Some of the best investment opportunities can arise from strong negative narratives, says Philipp Wörz, a fund manager at PSG Asset Management. “In fact, they are a necessary precondition to finding quality companies at cheap valuations.”
Consider Microsoft, whose products many of us use daily. In 2012, Microsoft’s share price had effectively been flat for a decade, trading in a range of $20 to $30. Over that period, earnings per share had continued to compound by over 10%. The popular narrative at the time was that technological advancements such as mobile, cloud computing and the move away from upfront software licences would significantly impair Microsoft’s business model.
“This view was overly simplistic, given the company’s considerable moat in enterprise computing and the fact that its consumer segment only accounted for a small part of the overall business,” Wörz says. At the time, it had $50 billion in cash on its balance sheet and was generating roughly $24bn of free cash flow. But a wind down of the business had already been factored into the share price, making it available at a compellingly low price.
Fast forward five years. Microsoft has transitioned into the cloud and subscription services, and doubts about its continued relevance are long forgotten. Now it trades at about $76.
Another strong prevailing narrative is the predicted demise in the United States of brick-and-mortar retailers because of the growing dominance of online players. Although the narrative may generally hold true, its broad application across the retail sector has created the potential for significant mispricings, Wörz says.
As an example, he says, US-listed niche brand owners L Brands have become attractive.
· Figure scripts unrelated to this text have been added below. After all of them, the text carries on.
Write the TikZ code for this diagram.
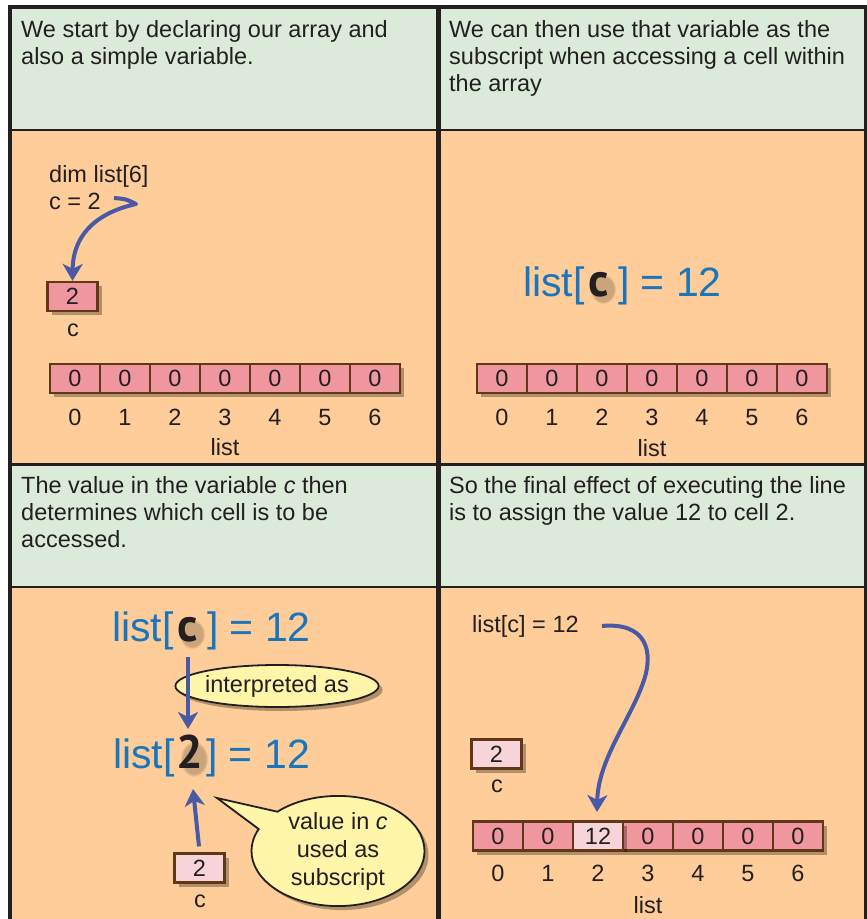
\documentclass[tikz,border=0pt]{standalone}
\usepackage{fontspec}
\setmainfont{Liberation Sans}
\newfontfamily\bsans{PT Sans}
\usetikzlibrary{shapes.geometric,shapes.callouts,shadows,arrows.meta,fadings}
\definecolor{hdr}{RGB}{220,234,218}
\definecolor{bodyc}{RGB}{254,205,154}
\definecolor{frame}{RGB}{35,31,32}
\definecolor{cellpink}{RGB}{240,150,158}
\definecolor{celllight}{RGB}{246,212,217}
\definecolor{cellbrd}{RGB}{96,56,24}
\definecolor{bigblue}{RGB}{27,117,187}
\definecolor{arrowblue}{RGB}{74,89,166}
\definecolor{bubble}{RGB}{255,246,170}
\newcommand{\bchar}[1]{{\bsans\bfseries\fontsize{47}{47}\selectfont\textcolor{frame}{#1}}}
\newcommand{\bigeq}[3]{\textcolor{bigblue}{list[}\hspace{#2}\bchar{#1}\hspace{#3}\textcolor{bigblue}{] = 12}}
\tikzset{
  hd/.style={font=\fontsize{23.5}{27}\selectfont, text=frame, inner sep=0pt, anchor=north west, align=left},
  lbl/.style={font=\fontsize{23.5}{27}\selectfont, text=frame, inner sep=0pt},
  digit/.style={lbl, text height=16.8pt, text depth=0pt},
  big/.style={font=\fontsize{41}{41}\selectfont, inner sep=0pt, anchor=base},
  cell/.style={draw=cellbrd, line width=2.2pt, fill=cellpink, minimum width=50pt, minimum height=29pt, inner sep=0pt,
    font=\fontsize{23.5}{27}\selectfont, text=frame, text height=16.8pt, text depth=0pt,
    drop shadow={shadow xshift=4pt, shadow yshift=-4pt, opacity=0.3, fill=black}},
  cellL/.style={cell, fill=celllight},
  arr/.style={draw=arrowblue, line width=4pt, line join=round, -{Stealth[length=17pt,width=20pt,inset=5pt]}},
  framel/.style={draw=frame},
  gshadow/.style={fill=black, opacity=0.2, path fading=circle with fuzzy edge 20 percent}
}
\begin{document}
\begin{tikzpicture}[x=1pt,y=-1pt]
\useasboundingbox (0,0) rectangle (867,919);
% backgrounds
\fill[hdr] (10,7) rectangle (866,130);
\fill[bodyc] (10,130) rectangle (866,464);
\fill[hdr] (10,464) rectangle (866,587);
\fill[bodyc] (10,587) rectangle (866,925);
% frame lines
\draw[framel, line width=2.5pt] (10,130) -- (866,130);
\draw[framel, line width=2.5pt] (10,587) -- (866,587);
\draw[framel, line width=3.5pt] (10,464.5) -- (866,464.5);
\draw[framel, line width=4.5pt] (438.3,7) -- (438.3,925);
\draw[framel, line width=4.5pt] (10,925) -- (10,7) -- (866,7) -- (866,925);

% header texts
\node[hd] (h1) at (21,20) {We start by declaring our array and\\also a simple variable.};
\node[hd] (h2) at (449,20) {We can then use that variable as the\\subscript when accessing a cell within\\the array};
\node[hd] (h3) at (21,476) {The value in the variable \textit{c} then\\determines which cell is to be\\accessed.};
\node[hd] (h4) at (449,476) {So the final effect of executing the line\\is to assign the value 12 to cell 2.};

% ---------- panel 1
\node[lbl, anchor=base west] (p1a) at (49,182) {dim list[6]};
\node[lbl, anchor=base west] (p1b) at (49,209) {c = 2};
\node[cell] (c1) at (72.5,296.5) {2};
\node[lbl] (c1l) at (73,330) {c};
\foreach \i in {0,...,6} {
  \node[cell] (pa\i) at (75+50*\i,378.5) {0};
  \node[digit] (pai\i) at (75+50*\i,417) {\i};
}
\node[lbl] (pal) at (225,447) {list};
\coordinate (s1) at (114,198);
\draw[arr] (s1) .. controls (126,199) .. (136,204) .. controls (100,212) and (73,232) .. (c1.north);

% ---------- panel 2
\fill[gshadow] (603,289) ellipse (13pt and 15pt);
\node[big] (eq2) at (622.5,296) {\bigeq{c}{4pt}{9pt}};
\foreach \i in {0,...,6} {
  \node[cell] (pb\i) at (502+50*\i,378.5) {0};
  \node[digit] (pbi\i) at (502+50*\i,417) {\i};
}
\node[lbl] (pbl) at (652,448) {list};

% ---------- panel 3
\fill[gshadow] (192,634) ellipse (13pt and 15pt);
\fill[gshadow] (194,759) ellipse (14pt and 18pt);
\node[big] (eq3a) at (211.5,641) {\bigeq{c}{4pt}{9pt}};
\node[big] (eq3b) at (211.5,768) {\bigeq{2}{2pt}{3pt}};
\node[ellipse, draw=frame, line width=1.8pt, fill=bubble, minimum width=179pt, minimum height=42pt, inner sep=0pt,
  font=\fontsize{23.5}{27}\selectfont, text=frame,
  drop shadow={shadow xshift=4pt, shadow yshift=-4pt, opacity=0.3, fill=black}] (interp) at (277,686) {interpreted as};
\coordinate (d3s) at (188,657);
\coordinate (d3e) at (188,729);
\draw[arr] (d3s) -- (d3e);
\coordinate (bubtip) at (217,798);
\node[ellipse callout, draw=frame, line width=1.8pt, fill=bubble, minimum width=173pt, minimum height=107pt, inner sep=0pt,
  callout absolute pointer={(bubtip)}, callout pointer arc=22,
  font=\fontsize{23.5}{28}\selectfont, text=frame, align=center,
  drop shadow={shadow xshift=4pt, shadow yshift=-4pt, opacity=0.3, fill=black}] (bub) at (338,851) {value in \textit{c}\\used as\\subscript};
\node[cellL] (c3) at (199.5,868) {2};
\node[lbl] (c3l) at (200,901) {c};
\coordinate (u3e) at (193,789);
\draw[arr] ([yshift=6pt,xshift=-0.5pt]c3.north) -- (u3e);

% ---------- panel 4
\node[lbl, anchor=base west] (p4a) at (472,632) {list[c] = 12};
\node[cellL] (c4) at (496.5,754) {2};
\node[lbl] (c4l) at (497,786) {c};
\foreach \i/\v in {0/0,1/0,3/0,4/0,5/0,6/0} {
  \node[cell] (pd\i) at (498+50*\i,836) {\v};
}
\node[cellL] (pd2) at (598,836) {12};
\foreach \i in {0,...,6} {
  \node[digit] (pdi\i) at (498+50*\i,873) {\i};
}
\node[lbl] (pdl) at (648,905) {list};
\coordinate (s4) at (602,626);
\coordinate (e4) at (597,812);
\draw[arr] (s4) .. controls (645,622) and (655,650) .. (643,683) .. controls (630,720) and (598,760) .. (e4);
\end{tikzpicture}
\end{document}
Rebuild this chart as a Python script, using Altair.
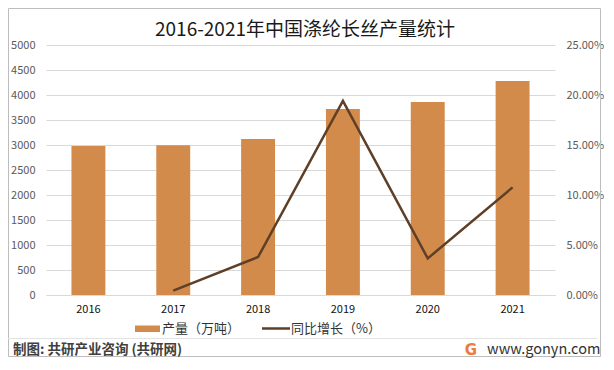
import altair as alt
import pandas as pd

years = ["2016", "2017", "2018", "2019", "2020", "2021"]
output = [2980, 2995, 3120, 3720, 3860, 4280]
growth = [None, 0.0043, 0.038, 0.194, 0.0366, 0.1076]

title_text = "2016-2021年中国涤纶长丝产量统计"
legend_bar = "产量（万吨）"
legend_line = "同比增长（%）"
source_text = "制图: 共研产业咨询 (共研网)"
site_text = "www.gonyn.com"

df = pd.DataFrame({"year": years, "output": output, "growth": growth})

FONT = "Noto Sans CJK SC"
BAR = "#D38B4C"
LINE = "#5E3F27"
EDGE = "#bdbdbd"

# plot area origin is at page (46, 45); helpers convert page px to plot px
def px(v):
    return v - 46

def py(v):
    return v - 45

x_enc = alt.X("year:N", sort=years,
              scale=alt.Scale(paddingInner=0.6, paddingOuter=0.3),
              axis=alt.Axis(title=None, labelAngle=0, ticks=False, labelPadding=8,
                            labelFontSize=11, labelColor="#111111", labelFont=FONT,
                            domainColor="#d9d9d9", grid=False))

bars = alt.Chart(df).mark_bar(color=BAR).encode(
    x=x_enc,
    y=alt.Y("output:Q", scale=alt.Scale(domain=[0, 5000]),
            axis=alt.Axis(title=None, values=list(range(0, 5001, 500)), format="d",
                          ticks=False, domain=False, labelPadding=11, labelFontSize=11,
                          labelColor="#595959", labelFont=FONT,
                          gridColor="#d9d9d9", grid=True)),
)

line = alt.Chart(df).transform_filter("datum.growth != null").mark_line(
    color=LINE, strokeWidth=2.5).encode(
    x=alt.X("year:N", sort=years),
    y=alt.Y("growth:Q", scale=alt.Scale(domain=[0, 0.25]),
            axis=alt.Axis(title=None, orient="right", format=".2%",
                          values=[0, 0.05, 0.10, 0.15, 0.20, 0.25], ticks=False,
                          domain=False, labelPadding=11, labelFontSize=11,
                          labelColor="#595959", labelFont=FONT, grid=False)),
)

one = pd.DataFrame({"k": [0]})
base = alt.Chart(one)

title = base.mark_text(text=title_text, font=FONT, fontSize=19, color="#1a1a1a",
                       align="center", baseline="middle").encode(
    x=alt.value(px(305)), y=alt.value(py(30)))

leg_bar_sw = base.mark_rect(color=BAR).encode(
    x=alt.value(px(135)), x2=alt.value(px(160)),
    y=alt.value(py(325.5)), y2=alt.value(py(332)))
leg_bar_tx = base.mark_text(text=legend_bar, font=FONT, fontSize=13, color="#333333",
                            align="left", baseline="middle").encode(
    x=alt.value(px(162)), y=alt.value(py(328.5)))
leg_line_sw = base.mark_rule(color=LINE, strokeWidth=2.5).encode(
    x=alt.value(px(262)), x2=alt.value(px(290)), y=alt.value(py(328.5)))
leg_line_tx = base.mark_text(text=legend_line, font=FONT, fontSize=13, color="#333333",
                             align="left", baseline="middle").encode(
    x=alt.value(px(291)), y=alt.value(py(328.5)))

sep = base.mark_rule(color="#e3e3e3", strokeWidth=1).encode(
    x=alt.value(px(8)), x2=alt.value(px(597)), y=alt.value(py(338.5)))

src = base.mark_text(text=source_text, font=FONT, fontSize=13.5, fontWeight="bold",
                     color="#404040", align="left", baseline="middle").encode(
    x=alt.value(px(13)), y=alt.value(py(350)))

logo = base.mark_text(text="G", font="DejaVu Sans", fontSize=15, fontWeight="bold",
                      color="#F07A3C", align="center", baseline="middle").encode(
    x=alt.value(px(471)), y=alt.value(py(350)))

site = base.mark_text(text=site_text, font=FONT, fontSize=14.5, color="#333333",
                      align="left", baseline="middle").encode(
    x=alt.value(px(487)), y=alt.value(py(350)))

L, R, T, B = 8.5, 600.5, 8.5, 356.5
edge_top = base.mark_rule(color=EDGE, strokeWidth=1).encode(
    x=alt.value(px(L)), x2=alt.value(px(R)), y=alt.value(py(T)))
edge_bot = base.mark_rule(color=EDGE, strokeWidth=1).encode(
    x=alt.value(px(L)), x2=alt.value(px(R)), y=alt.value(py(B)))
edge_left = base.mark_rule(color=EDGE, strokeWidth=1).encode(
    x=alt.value(px(L)), y=alt.value(py(T)), y2=alt.value(py(B)))
edge_right = base.mark_rule(color=EDGE, strokeWidth=1).encode(
    x=alt.value(px(R)), y=alt.value(py(T)), y2=alt.value(py(B)))

main = alt.layer(bars, line).resolve_scale(y="independent")

chart = alt.layer(edge_top, edge_bot, edge_left, edge_right, main, title,
                  leg_bar_sw, leg_bar_tx, leg_line_sw, leg_line_tx, sep, src,
                  logo, site).properties(
    width=509, height=250,
    autosize=alt.AutoSizeParams(type="none"),
    padding={"left": 38, "top": 37, "right": 51, "bottom": 67},
    background="white",
).configure_view(stroke=None)

chart.save("out.html", embed_options={"renderer": "svg", "actions": False})
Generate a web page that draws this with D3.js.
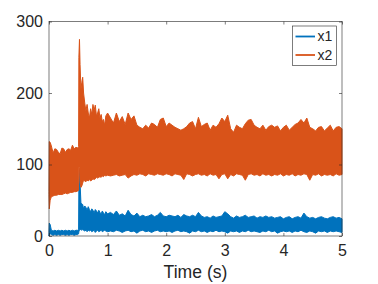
<!DOCTYPE html>
<html>
<head>
<meta charset="utf-8">
<script src="https://d3js.org/d3.v7.min.js"></script>
<style>
  body { margin: 0; background: #fff; }
  text { font-family: "Liberation Sans", Arial, Helvetica, sans-serif; fill: #262626; }
  .axis .domain { display: none; }
  .axis line { stroke: #262626; stroke-width: 0.6; }
</style>
</head>
<body>
<svg id="chart" width="378" height="284"></svg>
<script>
// sample times (s), irregular near the step at t = 0.5
const times = [0, 0.005, 0.02, 0.04, 0.07, 0.10, 0.13, 0.16, 0.19, 0.22, 0.25, 0.28, 0.31, 0.34, 0.37, 0.40, 0.43, 0.46, 0.49, 0.505,
  0.51, 0.52, 0.53, 0.545, 0.56, 0.575, 0.59, 0.61, 0.63, 0.65, 0.67, 0.69, 0.71, 0.73, 0.75, 0.77, 0.79, 0.81, 0.83, 0.85, 0.87, 0.89, 0.91, 0.93, 0.95, 0.97, 1.00,
  1.05, 1.10, 1.15, 1.20, 1.25, 1.30, 1.35, 1.40, 1.45, 1.50, 1.55, 1.60, 1.65, 1.70, 1.75, 1.80, 1.85, 1.90, 1.95, 2.00,
  2.05, 2.10, 2.15, 2.20, 2.25, 2.30, 2.35, 2.40, 2.45, 2.50, 2.55, 2.60, 2.65, 2.70, 2.75, 2.80, 2.85, 2.90, 2.95, 3.00,
  3.05, 3.10, 3.15, 3.20, 3.25, 3.30, 3.35, 3.40, 3.45, 3.50, 3.55, 3.60, 3.65, 3.70, 3.75, 3.80, 3.85, 3.90, 3.95, 4.00,
  4.05, 4.10, 4.15, 4.20, 4.25, 4.30, 4.35, 4.40, 4.45, 4.50, 4.55, 4.60, 4.65, 4.70, 4.75, 4.80, 4.85, 4.90, 4.95, 5.00];

// envelope of the fast oscillation: upper / lower values per sample
const x1Hi = [5, 18, 16, 8, 7, 8, 7, 8, 7, 8, 7, 8, 7, 8, 7, 8, 7, 8, 8, 9,
  70, 92, 75, 46, 45, 44, 38, 42, 40, 36, 41, 37, 34, 38, 36, 32, 37, 35, 32, 36, 33, 31, 35, 32, 30, 34, 31,
  33, 30, 35, 29, 31, 28, 36, 30, 28, 32, 27, 29, 27, 28, 30, 27, 29, 33, 28, 27,
  29, 28, 27, 29, 26, 30, 28, 27, 29, 27, 33, 28, 26, 27, 25, 28, 26, 27, 28, 34,
  31, 27, 25, 28, 26, 27, 29, 26, 27, 28, 25, 27, 26, 28, 26, 27, 25, 26, 27, 24,
  26, 27, 24, 26, 27, 25, 32, 27, 25, 26, 24, 26, 27, 25, 24, 26, 27, 25, 26, 24];
const x1Lo = [0, 2, 3, 2, 1, 2, 1, 2, 1, 2, 2, 1, 2, 1, 2, 2, 1, 2, 2, 3,
  6, 8, 9, 9, 8, 9, 8, 7, 8, 6, 8, 7, 8, 6, 7, 8, 5, 7, 8, 6, 7, 8, 6, 7, 8, 7, 6,
  7, 6, 8, 7, 5, 7, 8, 6, 7, 4, 7, 8, 6, 7, 5, 7, 8, 6, 7, 6,
  7, 5, 7, 8, 6, 7, 6, 4, 7, 6, 8, 6, 7, 5, 7, 6, 8, 6, 7, 6,
  4, 7, 6, 7, 5, 7, 6, 8, 6, 7, 6, 5, 7, 6, 8, 6, 7, 4, 6, 7,
  6, 7, 5, 7, 6, 8, 6, 5, 7, 6, 4, 7, 6, 7, 5, 7, 6, 7, 6, 5];
const x2Hi = [62, 132, 131, 126, 116, 122, 121, 117, 115, 123, 122, 117, 121, 122, 120, 127, 122, 124, 123, 125,
  250, 275, 240, 205, 215, 222, 200, 186, 175, 184, 172, 165, 178, 170, 184, 176, 183, 168, 172, 178, 165, 170, 160, 163, 155, 168, 172,
  165, 158, 172, 160, 167, 156, 172, 163, 168, 155, 152, 150, 155, 151, 158, 156, 152, 163, 165, 153,
  158, 155, 152, 150, 148, 150, 153, 158, 160, 150, 166, 153, 156, 158, 148, 155, 152, 157, 165, 160,
  169, 150, 145, 155, 152, 150, 157, 162, 163, 155, 152, 150, 155, 148, 153, 155, 152, 154, 147, 152,
  155, 148, 152, 156, 158, 163, 158, 165, 152, 150, 147, 152, 153, 147, 151, 155, 147, 152, 153, 150];
const x2Lo = [58, 38, 50, 55, 56, 57, 57, 58, 58, 58, 59, 60, 59, 60, 61, 61, 62, 62, 63, 64,
  96, 95, 76, 68, 70, 74, 78, 77, 76, 78, 77, 79, 77, 78, 80, 79, 80, 82, 81, 82, 83, 82, 84, 83, 85, 84, 85,
  84, 85, 86, 84, 85, 86, 81, 84, 86, 85, 87, 86, 84, 87, 86, 85, 87, 86, 85, 87,
  86, 84, 87, 86, 85, 79, 87, 86, 84, 86, 87, 85, 86, 84, 87, 85, 86, 80, 86, 87,
  80, 86, 84, 87, 86, 85, 78, 86, 87, 85, 86, 84, 87, 85, 86, 84, 86, 85, 87, 84,
  86, 85, 87, 84, 86, 85, 87, 86, 78, 86, 85, 87, 84, 86, 85, 86, 84, 87, 85, 86];

const xTicks = [0, 1, 2, 3, 4, 5];
const yTicks = [0, 100, 200, 300];
const seriesNames = ["x1", "x2"];
const seriesColors = ["#0072BD", "#D95319"];

const svg = d3.select("#chart");
const margin = { top: 21.5, right: 36, bottom: 48, left: 49 };
const width = 378 - margin.left - margin.right;
const height = 284 - margin.top - margin.bottom;

const x = d3.scaleLinear().domain([0, 5]).range([0, width]);
const y = d3.scaleLinear().domain([0, 300]).range([height, 0]);

const g = svg.append("g").attr("transform", `translate(${margin.left},${margin.top})`);

// data bands, x1 first then x2 on top
const bands = [
  { hi: x1Hi, lo: x1Lo, color: seriesColors[0] },
  { hi: x2Hi, lo: x2Lo, color: seriesColors[1] }
];
const area = d3.area()
  .x(d => x(d.t))
  .y0(d => y(d.lo))
  .y1(d => y(d.hi));

bands.forEach(b => {
  const rows = times.map((t, i) => ({ t: t, hi: b.hi[i], lo: b.lo[i] }));
  g.append("path")
    .datum(rows)
    .attr("d", area)
    .attr("fill", b.color)
    .attr("stroke", b.color)
    .attr("stroke-width", 1)
    .attr("stroke-linejoin", "round");
});

// axes with inward ticks on all four sides
const fontTick = "16px";
g.append("g").attr("class", "axis")
  .attr("transform", `translate(0,${height})`)
  .call(d3.axisBottom(x).tickValues(xTicks).tickSizeInner(-3).tickSizeOuter(0).tickPadding(9).tickFormat(d3.format("d")))
  .selectAll("text").style("font-size", fontTick);
g.append("g").attr("class", "axis")
  .call(d3.axisTop(x).tickValues(xTicks).tickSizeInner(-3).tickSizeOuter(0).tickFormat(""));
g.append("g").attr("class", "axis")
  .call(d3.axisLeft(y).tickValues(yTicks).tickSizeInner(-3).tickSizeOuter(0).tickPadding(6).tickFormat(d3.format("d")))
  .selectAll("text").style("font-size", fontTick);
g.append("g").attr("class", "axis")
  .attr("transform", `translate(${width},0)`)
  .call(d3.axisRight(y).tickValues(yTicks).tickSizeInner(-3).tickSizeOuter(0).tickFormat(""));

g.append("rect")
  .attr("width", width).attr("height", height)
  .attr("fill", "none").attr("stroke", "#262626").attr("stroke-width", 0.6);

g.append("text")
  .attr("x", width / 2).attr("y", height + 41.5)
  .attr("text-anchor", "middle")
  .style("font-size", "17.6px")
  .text("Time (s)");

// legend
const legend = svg.append("g").attr("transform", "translate(292.5,26)");
legend.append("rect")
  .attr("width", 44).attr("height", 39.5)
  .attr("fill", "#fff").attr("stroke", "#262626").attr("stroke-width", 0.6);
seriesNames.forEach((name, i) => {
  const ly = 10.5 + i * 18.5;
  legend.append("line")
    .attr("x1", 3).attr("x2", 22.5).attr("y1", ly).attr("y2", ly)
    .attr("stroke", seriesColors[i]).attr("stroke-width", 1.8);
  legend.append("text")
    .attr("x", 25).attr("y", ly).attr("dy", "0.35em")
    .style("font-size", "14px")
    .text(name);
});
</script>
</body>
</html>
L Brands has a direct-to-consumer business model and is the market leader in the US lingerie market, with well-known brands Victoria’s Secret and Pink. It is also the owner of the highly successful fragrance and skincare business, Bath & Body Works.
“Concerns about the company’s recent slowdown in trading can largely be attributed to discontinued product lines, while its international business is expected to gain significant traction over the next three to five years,” he says.
L Brands’ share price traded at an all-time high of just under $100 less than two years ago but dropped as low as $35 in August 2017.
“This offered a great opportunity to acquire a high-quality and relevant business in an unloved part of the market at a cheap valuation and large discount to our estimate of intrinsic value.”
As compelling as negative narratives may be, investors should be careful to avoid companies that are out of favour for good reason, Wörz says. “Quality and valuation are equally important considerations, both when prices may be inflated and when they may be justifiably low.”